Identification: 3005


Description

Ipilimumab treatment decreases monocytic MDSCs and increases CD8 effector memory T cells in long-term survivors with advanced melanoma

Yago Pico de Coaña1*, Maria Wolodarski1, Isabel Poschke2, Yuya Yoshimoto3, Yuan Yang1, Maria Nyström1, Suzanne Eghyazi Brage1, Andreas Lundqvist1, Giuseppe V. Masucci1, Johan Hansson1, Rolf Kiessling1

1Department of Oncology-Pathology, Karolinska Institutet, Stockholm, Sweden; 2Division of Molecular Oncology of Gastrointestinal Tumors, German Cancer Research Center, Heidelberg, Germany; 3Department of Radiation Oncology, Gunma University Graduate School of Medicine

Ipilimumab has revolutionized malignant melanoma therapy, but a better understanding of the mechanisms behind treatment response and adverse effects is needed.

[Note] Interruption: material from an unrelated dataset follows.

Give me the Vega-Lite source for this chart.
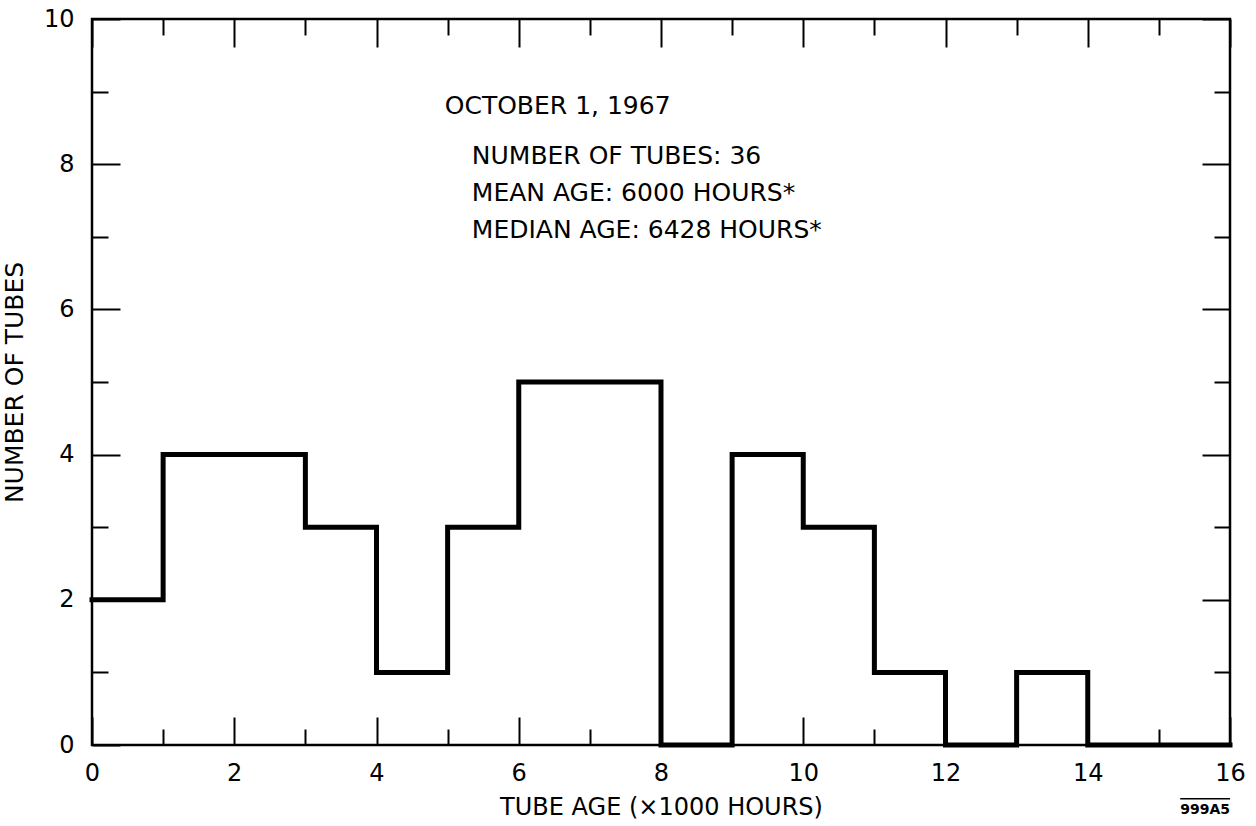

We monitored the immune system of ipilimumab treated patients to investigate potential mechanisms of action that may correlate with treatment outcome. Blood samples from 43 advanced melanoma patients were taken before, during and at the end of treatment. Flow cytometry analysis was performed in fresh samples within two hours of sample collection. Strong differences in markers CD45RA, CCR7, HLA-DR and CD15 between fresh and cryopreserved samples were observed. Ipilimumab treatment increased effector T cells and their activation status, whilst diminishing the suppressive side of the immune response, acting on regulatory T cells and MDSCs. These effects were visible after one ipilimumab infusion. Monocytic MDSCs were decreased in response to treatment only in patients with clinical benefit; additionally, patients with a lower frequency of these cells after the first ipilimumab infusion experienced increased overall survival. CD8 effector memory T cell frequencies at the end of treatment were higher in patients with clinical benefit and positively correlated with survival. These data show that a clinical response to ipilimumab not only requires reshaping T cell populations, but additionally involves a reduction in suppressive cells such as monocytic MDSCs. Our work could provide insight on predicting treatment outcome, assisting clinicians in offering the best personalized therapeutic approach.